В 380 году до нашей эры Платон написал диалог “Лахет”, в котором философ Сократ и два афинских военачальника ищут ответ на вроде бы простой вопрос: что такое мужество? Военачальники Никий и Лахет обратились к Сократу, чтобы тот помог разрешить возникший между ними спор: нужно ли обучать юношей, несущих военную службу, сражаться в тяжелых доспехах. Никий считал, что нужно. Лахет – что нет. Тогда Сократ спросил, в чем, собственно, состоит цель такого обучения.
Оно должно воспитать в них мужество, отвечают военачальники.
А что же такое мужество?
Лахет отвечает, что мужество – “это некая стойкость души”[121].
Сократ оценивает это определение скептически.
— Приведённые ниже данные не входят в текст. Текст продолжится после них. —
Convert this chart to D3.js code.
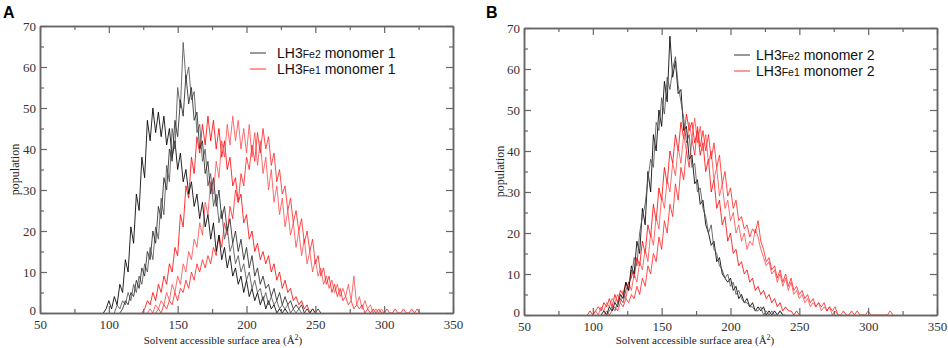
<!DOCTYPE html>
<html>
<head>
<meta charset="utf-8">
<script src="https://cdnjs.cloudflare.com/ajax/libs/d3/7.8.5/d3.min.js"></script>
<style>
  body { margin: 0; background: #fff; }
  svg { display: block; }
</style>
</head>
<body>
<svg id="sasa-svg"></svg>
<script>
// histogram bin width (Å) of every run
var xStep = 2;

// panel A, LH3 Fe2 monomer 1 (black runs)
var fe2Monomer1Start = [96, 104, 108];
var fe2Monomer1 = [
  [0,1,3,1,4,2,7,5,13,10,21,17,29,25,38,33,47,42,50,44,49,43,48,41,45,38,42,35,39,32,35,29,32,26,29,23,27,21,24,18,22,15,19,13,16,11,14,9,11,7,9,5,8,4,6,3,5,2,4,1,3,1,2,0,1,0,1,0],
  [0,2,1,3,2,5,3,7,5,9,7,12,10,16,13,21,18,28,24,36,32,45,40,55,50,66,57,60,52,54,44,46,37,40,31,34,26,29,22,25,18,21,15,17,12,14,10,12,8,10,6,8,5,6,3,5,2,4,2,3,1,2,1,2,0,1,0,1,0],
  [0,1,3,2,5,4,8,6,11,9,15,13,20,17,26,23,33,30,40,37,47,43,52,48,58,51,55,47,49,40,42,34,37,29,33,26,30,23,26,20,23,17,20,15,18,13,16,11,14,9,11,7,9,6,7,4,6,3,5,2,4,2,3,1,2,1,2,0,1,0,1,0,1,0]
];

// panel A, LH3 Fe1 monomer 1 (red runs)
var fe1Monomer1Start = [124, 128, 134];
var fe1Monomer1 = [
  [0,1,3,2,5,3,7,5,9,7,12,10,16,14,24,21,31,28,38,34,43,39,46,41,48,42,47,40,45,38,42,35,38,31,33,27,29,22,24,18,20,15,17,13,15,12,14,10,12,8,10,6,8,5,6,3,4,2,3,1,2,0,1,0],
  [0,1,0,2,1,3,2,5,3,7,5,9,7,12,10,15,13,18,16,22,19,27,24,32,29,37,33,42,38,46,41,48,42,47,40,45,39,46,38,44,36,42,34,38,30,35,27,31,24,28,21,25,19,22,16,20,14,18,12,15,10,13,9,11,7,9,6,8,5,7,4,6,4,7,3,9,2,4,1,3,1,2,0,1,0,1,0],
  [0,1,0,2,1,3,2,5,3,6,5,8,6,10,8,12,10,13,11,14,12,16,14,19,16,22,19,26,23,30,27,34,31,38,35,41,37,44,39,45,40,43,36,39,32,35,29,31,25,28,22,25,20,23,17,20,15,18,12,14,9,11,7,9,5,7,4,6,3,4,2,3,1,2,1,2,0,1,0,1,0,1,0,0,1,0,0,1,0,0,1,0,0,1,0,1,0]
];

// panel B, LH3 Fe2 monomer 2 (black runs)
var fe2Monomer2Start = [106, 110];
var fe2Monomer2 = [
  [0,1,0,2,1,3,2,5,4,8,6,12,10,18,15,26,22,35,30,44,40,50,46,57,52,68,58,62,54,55,45,46,38,39,32,33,27,28,22,20,17,18,13,14,10,9,8,9,6,7,4,5,3,4,2,3,1,2,1,2,0,1,0,1,0,1,0],
  [0,1,2,1,3,4,3,6,8,9,14,12,20,24,27,33,38,36,47,45,53,49,58,55,60,63,56,52,48,42,44,36,37,30,31,26,24,20,22,16,15,12,11,9,10,7,8,5,6,4,3,3,2,2,1,1,2,0,1,0,1,0,0,1,0,0]
];

// panel B, LH3 Fe1 monomer 2 (red runs)
var fe1Monomer2Start = [96, 100, 108];
var fe1Monomer2 = [
  [0,1,0,1,2,1,3,2,4,2,5,3,6,5,8,6,11,9,14,12,18,15,22,19,27,23,31,28,36,32,40,37,44,40,47,43,49,45,47,42,45,39,42,35,38,30,33,26,28,22,24,18,20,15,16,12,13,10,11,8,9,6,7,5,6,4,5,3,4,2,3,1,2,1,1,0,1,0],
  [0,1,0,2,1,3,2,4,3,5,3,6,4,8,6,10,8,13,11,16,13,20,17,24,21,29,26,33,30,37,34,41,37,44,40,47,43,48,42,46,40,44,37,40,33,36,29,32,26,28,23,25,20,22,18,20,16,18,17,21,19,16,14,12,13,10,11,8,10,7,9,6,8,5,6,4,5,3,4,2,3,2,3,1,2,1,2,0,1,0],
  [0,1,0,1,2,1,3,2,4,3,5,4,7,5,9,7,12,10,15,13,19,16,23,20,27,24,32,28,36,33,40,36,43,39,46,41,45,40,44,38,42,36,39,32,35,29,31,26,28,23,24,21,22,19,21,20,23,18,16,13,14,11,12,9,11,8,10,7,9,6,7,5,6,4,5,3,4,2,3,2,3,1,2,1,2,0,0,1,0,0,1,0,1,0,0,0,1,0,0,0,0,0,0,0,1,0]
];

var xMajorTicks = [50, 100, 150, 200, 250, 300, 350];
var xMinorTicks = [75, 125, 175, 225, 275, 325];
var yMajorTicks = [0, 10, 20, 30, 40, 50, 60, 70];
var yMinorTicks = [5, 15, 25, 35, 45, 55, 65];

var config = {
  svgWidth: 948,
  svgHeight: 348,
  xDomain: [50, 350],
  yDomain: [0, 70],
  frameColor: '#666',
  tickLabelColor: '#333',
  majorTick: 7,
  minorTick: 4,
  blackColors: ['#000', '#555', '#2a2a2a'],
  redColors: ['#ff0000', '#ff4a4a', '#ff2020'],
  legendFontSize: 14,
  legendRowGap: 16,
};

var panels = [
  { letter: 'A', letterX: 3, left: 40, right: 453, top: 26, bottom: 313,
    black: fe2Monomer1, blackStart: fe2Monomer1Start, red: fe1Monomer1, redStart: fe1Monomer1Start,
    legendLineX: 250, legendTextX: 277, legendY: 53, legendMonomer: 'monomer 1', yTitleX: 15, xTitleX: 223 },
  { letter: 'B', letterX: 486, left: 524, right: 937, top: 28, bottom: 315,
    black: fe2Monomer2, blackStart: fe2Monomer2Start, red: fe1Monomer2, redStart: fe1Monomer2Start,
    legendLineX: 734, legendTextX: 756, legendY: 55, legendMonomer: 'monomer 2', yTitleX: 500, xTitleX: 695 }
];

var svg = d3.select('#sasa-svg')
  .attr('width', config.svgWidth)
  .attr('height', config.svgHeight);

panels.forEach(function(p) {
  var w = p.right - p.left;
  var h = p.bottom - p.top;
  var g = svg.append('g').attr('transform', 'translate(' + p.left + ',' + p.top + ')');

  var x = d3.scaleLinear().domain(config.xDomain).range([0, w]);
  var y = d3.scaleLinear().domain(config.yDomain).range([h, 0]);

  function drawRuns(runs, starts, colors, opacity) {
    runs.forEach(function(vals, i) {
      var line = d3.line()
        .x(function(d, j) { return x(starts[i] + j * xStep); })
        .y(function(d) { return y(d); });
      g.append('path')
        .attr('d', line(vals))
        .attr('fill', 'none')
        .attr('stroke', colors[i % colors.length])
        .attr('stroke-opacity', opacity)
        .attr('stroke-width', 1)
        .attr('stroke-linejoin', 'round');
    });
  }
  drawRuns(p.red, p.redStart, config.redColors, 0.8);
  drawRuns(p.black, p.blackStart, config.blackColors, 0.85);

  // axes: ticks point inward on all four sides
  var axes = [
    { ax: d3.axisBottom(x).tickValues(xMajorTicks).tickSizeInner(-config.majorTick).tickPadding(7), t: 'translate(0,' + h + ')', labels: true },
    { ax: d3.axisBottom(x).tickValues(xMinorTicks).tickSizeInner(-config.minorTick), t: 'translate(0,' + h + ')', labels: false },
    { ax: d3.axisTop(x).tickValues(xMajorTicks).tickSizeInner(-config.majorTick), t: 'translate(0,0)', labels: false },
    { ax: d3.axisTop(x).tickValues(xMinorTicks).tickSizeInner(-config.minorTick), t: 'translate(0,0)', labels: false },
    { ax: d3.axisLeft(y).tickValues(yMajorTicks).tickSizeInner(-config.majorTick).tickPadding(4), t: 'translate(0,0)', labels: true },
    { ax: d3.axisLeft(y).tickValues(yMinorTicks).tickSizeInner(-config.minorTick), t: 'translate(0,0)', labels: false },
    { ax: d3.axisRight(y).tickValues(yMajorTicks).tickSizeInner(-config.majorTick), t: 'translate(' + w + ',0)', labels: false },
    { ax: d3.axisRight(y).tickValues(yMinorTicks).tickSizeInner(-config.minorTick), t: 'translate(' + w + ',0)', labels: false }
  ];
  axes.forEach(function(a) {
    var ag = g.append('g').attr('transform', a.t).call(a.ax.tickSizeOuter(0));
    ag.select('.domain').attr('stroke', config.frameColor).attr('stroke-width', 1.5);
    ag.selectAll('.tick line').attr('stroke', config.frameColor).attr('stroke-width', 1.2);
    if (a.labels) {
      ag.selectAll('.tick text')
        .attr('fill', config.tickLabelColor)
        .style('font-family', '"Liberation Serif", "DejaVu Serif", serif')
        .style('font-size', '13px');
    } else {
      ag.selectAll('.tick text').remove();
    }
  });
  // lift the "0" label a little so it clears the "50" below it
  g.selectAll('.tick text').filter(function(d) { return d === 0; }).attr('y', -3);

  // axis titles
  svg.append('text')
    .attr('transform', 'translate(' + p.yTitleX + ',' + (p.top + h / 2) + ') rotate(-90)')
    .attr('text-anchor', 'middle')
    .attr('dy', '0.35em')
    .style('font-family', '"Liberation Serif", serif')
    .style('font-size', '12px')
    .attr('fill', '#222')
    .text('population');

  var xt = svg.append('text')
    .attr('x', p.xTitleX)
    .attr('y', 344)
    .attr('text-anchor', 'middle')
    .style('font-family', '"Liberation Serif", serif')
    .style('font-size', '11px')
    .attr('fill', '#222');
  xt.append('tspan').text('Solvent accessible surface area (Å');
  xt.append('tspan').attr('dy', -4).style('font-size', '8px').text('2');
  xt.append('tspan').attr('dy', 4).text(')');

  // panel letter
  svg.append('text')
    .attr('x', p.letterX)
    .attr('y', 18)
    .style('font-family', '"Liberation Sans", Arial, sans-serif')
    .style('font-weight', 'bold')
    .style('font-size', '16px')
    .attr('fill', '#000')
    .text(p.letter);

  // legend
  var legendItems = [
    { sub: 'Fe2', color: '#333' },
    { sub: 'Fe1', color: '#ff3030' }
  ];
  legendItems.forEach(function(item, i) {
    var ly = p.legendY + i * config.legendRowGap;
    svg.append('line')
      .attr('x1', p.legendLineX).attr('x2', p.legendLineX + 16)
      .attr('y1', ly).attr('y2', ly)
      .attr('stroke', item.color)
      .attr('stroke-width', 1);
    var t = svg.append('text')
      .attr('x', p.legendTextX)
      .attr('y', ly + 5)
      .style('font-family', '"Liberation Sans", Arial, sans-serif')
      .style('font-size', config.legendFontSize + 'px')
      .attr('fill', '#111');
    t.append('tspan').text('LH3');
    t.append('tspan').style('font-size', '10.5px').text(item.sub);
    t.append('tspan').text(' ' + p.legendMonomer);
  });
});
</script>
</body>
</html>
Он напоминает, что бывают времена, когда мужество состоит не в том, чтобы упорно сражаться, а в том, чтобы отступить или даже бежать. А что, если эта стойкость души “сопряжена с неразумностью”?
Такое бывает, соглашается Лахет и делает следующую попытку: “Мужество – это разумная стойкость”.
Такое определение представляется более точным. Однако Сократ все же сомневается, так ли уж прямо мужество связано с мудростью. Ведь иногда мы восхищаемся и безрассудной отвагой!
И такое бывает, соглашается Лахет.
Тут вмешивается Никий. Он называет мужество “некой мудростью”, а под мудростью понимает “науку о том, чего следует и чего не следует опасаться как на войне, так и во всех прочих делах”.